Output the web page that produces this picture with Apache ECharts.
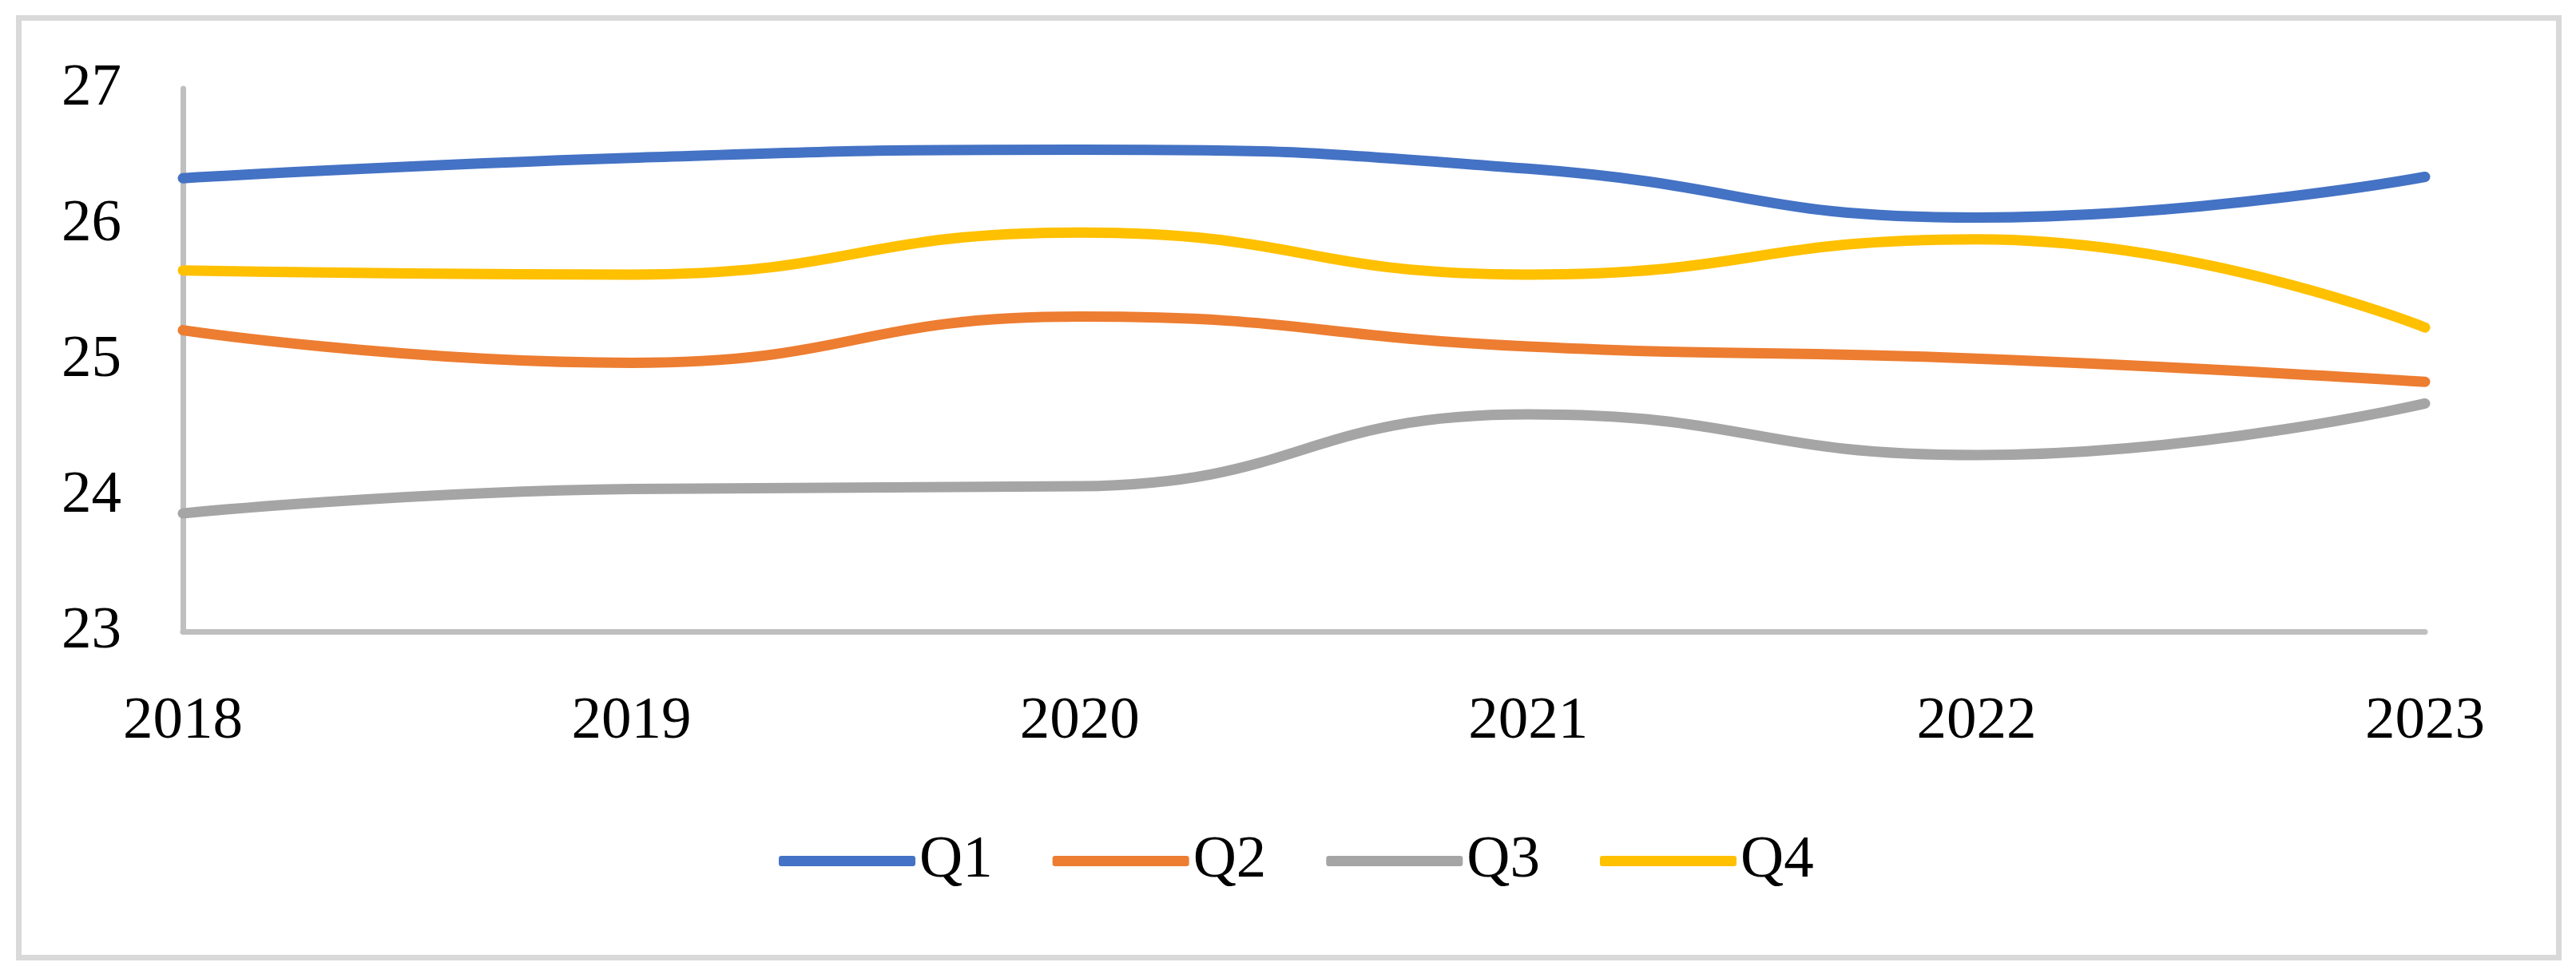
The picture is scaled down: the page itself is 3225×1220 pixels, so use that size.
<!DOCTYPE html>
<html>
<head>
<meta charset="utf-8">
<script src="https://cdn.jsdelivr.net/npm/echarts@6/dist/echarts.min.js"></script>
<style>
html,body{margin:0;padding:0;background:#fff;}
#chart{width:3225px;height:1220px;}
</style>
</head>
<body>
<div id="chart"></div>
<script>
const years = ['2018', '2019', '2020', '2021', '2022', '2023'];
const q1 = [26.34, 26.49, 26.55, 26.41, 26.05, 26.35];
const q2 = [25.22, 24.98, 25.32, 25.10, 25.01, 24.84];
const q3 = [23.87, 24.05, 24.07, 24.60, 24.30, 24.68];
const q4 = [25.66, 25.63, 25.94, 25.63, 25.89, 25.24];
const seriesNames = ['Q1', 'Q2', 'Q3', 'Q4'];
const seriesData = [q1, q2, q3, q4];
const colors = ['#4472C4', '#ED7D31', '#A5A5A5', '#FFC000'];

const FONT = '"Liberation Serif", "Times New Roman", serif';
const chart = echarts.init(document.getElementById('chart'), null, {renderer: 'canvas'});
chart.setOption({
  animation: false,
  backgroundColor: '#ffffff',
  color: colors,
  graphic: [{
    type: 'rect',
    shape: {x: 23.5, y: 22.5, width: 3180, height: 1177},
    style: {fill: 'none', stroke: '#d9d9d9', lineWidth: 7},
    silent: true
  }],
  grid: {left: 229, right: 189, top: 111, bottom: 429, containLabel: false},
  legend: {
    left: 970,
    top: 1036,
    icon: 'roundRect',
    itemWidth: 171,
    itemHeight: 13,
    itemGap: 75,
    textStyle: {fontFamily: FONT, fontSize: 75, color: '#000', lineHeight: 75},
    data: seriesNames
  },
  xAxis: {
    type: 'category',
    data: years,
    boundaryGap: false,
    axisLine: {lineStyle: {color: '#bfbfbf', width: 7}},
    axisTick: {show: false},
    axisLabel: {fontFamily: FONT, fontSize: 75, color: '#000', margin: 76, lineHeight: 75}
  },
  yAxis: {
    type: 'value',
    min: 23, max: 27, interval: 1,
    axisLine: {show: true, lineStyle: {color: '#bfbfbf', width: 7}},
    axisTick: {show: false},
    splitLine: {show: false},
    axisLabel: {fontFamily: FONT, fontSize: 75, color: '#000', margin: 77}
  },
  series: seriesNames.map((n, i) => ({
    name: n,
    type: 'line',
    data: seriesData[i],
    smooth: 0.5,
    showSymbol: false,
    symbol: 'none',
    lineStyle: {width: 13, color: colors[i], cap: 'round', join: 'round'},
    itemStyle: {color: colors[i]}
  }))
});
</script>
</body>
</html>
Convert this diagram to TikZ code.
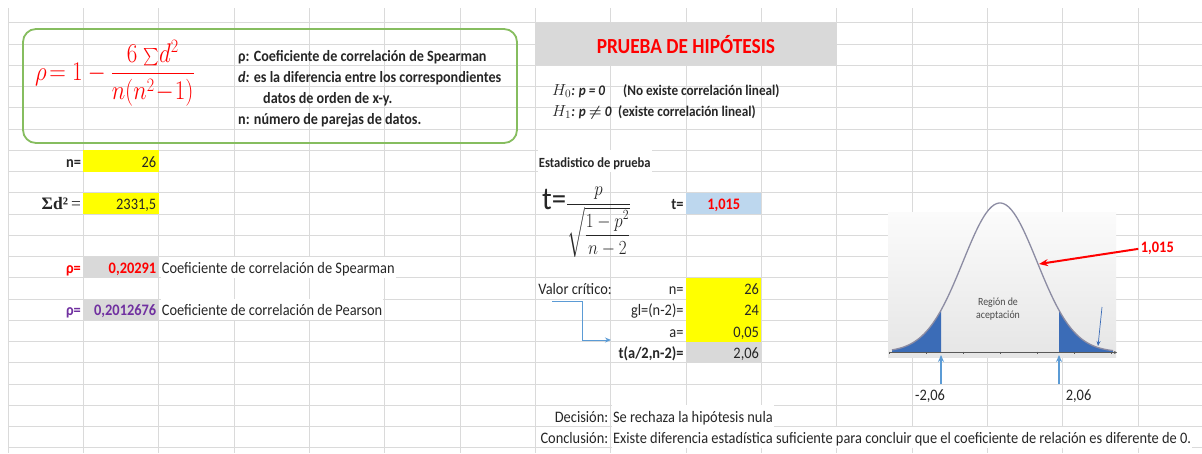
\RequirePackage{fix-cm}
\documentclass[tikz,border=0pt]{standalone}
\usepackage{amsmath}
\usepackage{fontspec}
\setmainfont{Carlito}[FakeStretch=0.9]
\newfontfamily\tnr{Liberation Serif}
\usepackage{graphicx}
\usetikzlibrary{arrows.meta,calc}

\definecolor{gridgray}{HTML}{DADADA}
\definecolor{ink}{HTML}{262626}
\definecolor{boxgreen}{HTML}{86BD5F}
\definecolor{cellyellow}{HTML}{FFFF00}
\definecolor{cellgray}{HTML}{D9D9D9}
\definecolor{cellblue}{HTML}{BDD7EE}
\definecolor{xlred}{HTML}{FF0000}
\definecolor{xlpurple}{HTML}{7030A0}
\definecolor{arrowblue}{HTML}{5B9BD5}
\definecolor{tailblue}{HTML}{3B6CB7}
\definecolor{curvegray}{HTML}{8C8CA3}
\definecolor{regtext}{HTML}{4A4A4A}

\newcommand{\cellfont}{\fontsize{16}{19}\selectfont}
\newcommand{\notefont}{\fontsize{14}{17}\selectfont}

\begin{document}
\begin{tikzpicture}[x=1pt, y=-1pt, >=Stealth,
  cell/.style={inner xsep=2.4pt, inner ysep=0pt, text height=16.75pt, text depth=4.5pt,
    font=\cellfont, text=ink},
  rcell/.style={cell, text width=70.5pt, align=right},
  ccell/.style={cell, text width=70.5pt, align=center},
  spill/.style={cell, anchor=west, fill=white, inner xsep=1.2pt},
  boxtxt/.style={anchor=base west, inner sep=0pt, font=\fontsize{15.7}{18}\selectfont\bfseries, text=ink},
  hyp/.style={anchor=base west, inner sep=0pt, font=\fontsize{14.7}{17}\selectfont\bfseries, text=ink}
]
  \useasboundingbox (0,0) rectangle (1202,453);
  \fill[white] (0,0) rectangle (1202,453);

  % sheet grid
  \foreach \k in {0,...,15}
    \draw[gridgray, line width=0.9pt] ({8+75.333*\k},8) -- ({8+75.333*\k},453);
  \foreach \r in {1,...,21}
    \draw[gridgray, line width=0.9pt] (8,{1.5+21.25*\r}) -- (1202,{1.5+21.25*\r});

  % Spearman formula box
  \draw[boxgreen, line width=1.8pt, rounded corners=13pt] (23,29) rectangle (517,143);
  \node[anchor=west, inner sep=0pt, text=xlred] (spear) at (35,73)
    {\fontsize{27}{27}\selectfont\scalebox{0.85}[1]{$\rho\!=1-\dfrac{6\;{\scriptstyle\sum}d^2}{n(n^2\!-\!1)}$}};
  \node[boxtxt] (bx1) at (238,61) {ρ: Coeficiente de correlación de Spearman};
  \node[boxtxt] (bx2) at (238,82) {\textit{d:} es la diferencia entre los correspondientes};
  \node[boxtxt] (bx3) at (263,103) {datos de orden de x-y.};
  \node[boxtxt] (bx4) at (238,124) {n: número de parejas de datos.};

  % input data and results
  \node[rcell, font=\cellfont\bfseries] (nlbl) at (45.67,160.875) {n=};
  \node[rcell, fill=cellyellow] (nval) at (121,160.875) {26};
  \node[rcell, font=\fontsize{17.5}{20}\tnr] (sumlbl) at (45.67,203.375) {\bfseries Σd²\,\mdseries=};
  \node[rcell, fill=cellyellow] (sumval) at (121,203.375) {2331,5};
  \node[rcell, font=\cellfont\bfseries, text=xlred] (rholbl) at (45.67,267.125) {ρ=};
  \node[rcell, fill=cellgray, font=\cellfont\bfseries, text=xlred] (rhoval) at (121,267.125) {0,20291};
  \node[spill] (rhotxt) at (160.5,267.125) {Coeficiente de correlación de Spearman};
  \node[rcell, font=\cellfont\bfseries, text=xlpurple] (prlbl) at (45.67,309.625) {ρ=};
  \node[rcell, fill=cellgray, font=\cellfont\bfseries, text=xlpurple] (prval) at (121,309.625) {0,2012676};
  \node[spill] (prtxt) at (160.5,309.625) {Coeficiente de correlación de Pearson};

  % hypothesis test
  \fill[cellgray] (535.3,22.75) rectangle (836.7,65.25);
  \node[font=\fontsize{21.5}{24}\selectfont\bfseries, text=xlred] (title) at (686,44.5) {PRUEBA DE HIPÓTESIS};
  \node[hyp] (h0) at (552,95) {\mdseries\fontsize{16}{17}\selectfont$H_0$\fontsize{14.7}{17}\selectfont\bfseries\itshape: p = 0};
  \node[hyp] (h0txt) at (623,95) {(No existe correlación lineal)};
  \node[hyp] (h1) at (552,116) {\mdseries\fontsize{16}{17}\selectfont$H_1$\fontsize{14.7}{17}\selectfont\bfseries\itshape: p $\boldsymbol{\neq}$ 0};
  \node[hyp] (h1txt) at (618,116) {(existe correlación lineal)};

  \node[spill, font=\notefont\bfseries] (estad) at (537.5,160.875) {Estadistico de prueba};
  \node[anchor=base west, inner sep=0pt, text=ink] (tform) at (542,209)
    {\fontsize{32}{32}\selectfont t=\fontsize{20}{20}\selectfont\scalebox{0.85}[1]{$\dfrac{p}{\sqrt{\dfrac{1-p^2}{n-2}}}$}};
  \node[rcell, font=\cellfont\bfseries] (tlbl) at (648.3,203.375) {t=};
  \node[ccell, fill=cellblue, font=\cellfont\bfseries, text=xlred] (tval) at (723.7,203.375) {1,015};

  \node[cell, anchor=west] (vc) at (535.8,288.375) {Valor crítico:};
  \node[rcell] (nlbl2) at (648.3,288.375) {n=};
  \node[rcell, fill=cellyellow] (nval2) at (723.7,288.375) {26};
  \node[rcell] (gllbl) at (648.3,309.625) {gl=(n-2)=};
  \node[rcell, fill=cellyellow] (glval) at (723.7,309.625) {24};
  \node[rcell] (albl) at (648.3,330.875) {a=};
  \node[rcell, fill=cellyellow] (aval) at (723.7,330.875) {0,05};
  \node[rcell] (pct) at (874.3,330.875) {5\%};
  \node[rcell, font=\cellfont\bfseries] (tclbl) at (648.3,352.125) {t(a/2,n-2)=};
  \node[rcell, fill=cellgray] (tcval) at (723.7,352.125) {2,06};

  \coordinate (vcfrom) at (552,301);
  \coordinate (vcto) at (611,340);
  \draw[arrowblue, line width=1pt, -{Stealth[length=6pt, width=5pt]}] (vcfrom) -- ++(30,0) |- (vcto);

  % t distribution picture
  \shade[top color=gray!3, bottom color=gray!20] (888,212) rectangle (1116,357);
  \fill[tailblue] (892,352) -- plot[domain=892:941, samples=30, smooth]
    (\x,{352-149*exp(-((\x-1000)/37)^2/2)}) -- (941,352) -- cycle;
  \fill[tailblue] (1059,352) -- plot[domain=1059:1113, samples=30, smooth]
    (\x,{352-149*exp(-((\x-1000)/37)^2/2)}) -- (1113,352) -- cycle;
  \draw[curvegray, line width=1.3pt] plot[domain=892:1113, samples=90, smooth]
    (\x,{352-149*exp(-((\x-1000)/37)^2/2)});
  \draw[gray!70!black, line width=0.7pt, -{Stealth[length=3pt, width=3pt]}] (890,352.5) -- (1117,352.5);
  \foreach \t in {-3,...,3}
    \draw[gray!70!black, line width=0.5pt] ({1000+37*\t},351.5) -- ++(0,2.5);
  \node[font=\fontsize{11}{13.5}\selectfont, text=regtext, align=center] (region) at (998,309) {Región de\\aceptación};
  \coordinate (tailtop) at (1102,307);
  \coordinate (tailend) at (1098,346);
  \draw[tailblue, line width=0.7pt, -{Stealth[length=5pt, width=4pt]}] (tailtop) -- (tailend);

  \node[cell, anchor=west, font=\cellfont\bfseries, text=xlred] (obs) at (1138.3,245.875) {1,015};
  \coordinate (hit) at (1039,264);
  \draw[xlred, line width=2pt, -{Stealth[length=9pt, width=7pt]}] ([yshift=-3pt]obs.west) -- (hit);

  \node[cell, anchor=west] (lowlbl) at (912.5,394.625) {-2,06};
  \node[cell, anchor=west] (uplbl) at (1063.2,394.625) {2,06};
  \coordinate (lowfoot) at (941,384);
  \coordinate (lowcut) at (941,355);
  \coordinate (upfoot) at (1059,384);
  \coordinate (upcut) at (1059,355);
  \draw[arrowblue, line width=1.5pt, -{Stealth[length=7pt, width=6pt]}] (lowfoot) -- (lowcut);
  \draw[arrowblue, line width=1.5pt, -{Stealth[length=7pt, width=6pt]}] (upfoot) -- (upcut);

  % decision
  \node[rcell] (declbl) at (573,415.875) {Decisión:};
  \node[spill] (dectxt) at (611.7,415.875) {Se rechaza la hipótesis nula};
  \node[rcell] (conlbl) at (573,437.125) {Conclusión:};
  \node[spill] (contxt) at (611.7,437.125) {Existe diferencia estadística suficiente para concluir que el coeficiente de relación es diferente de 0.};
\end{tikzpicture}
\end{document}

※

• [OBJECTIVE] Each line that contains the string "page" counts once; say how many there are and nothing else.

• [EXPECTED ANSWER] 2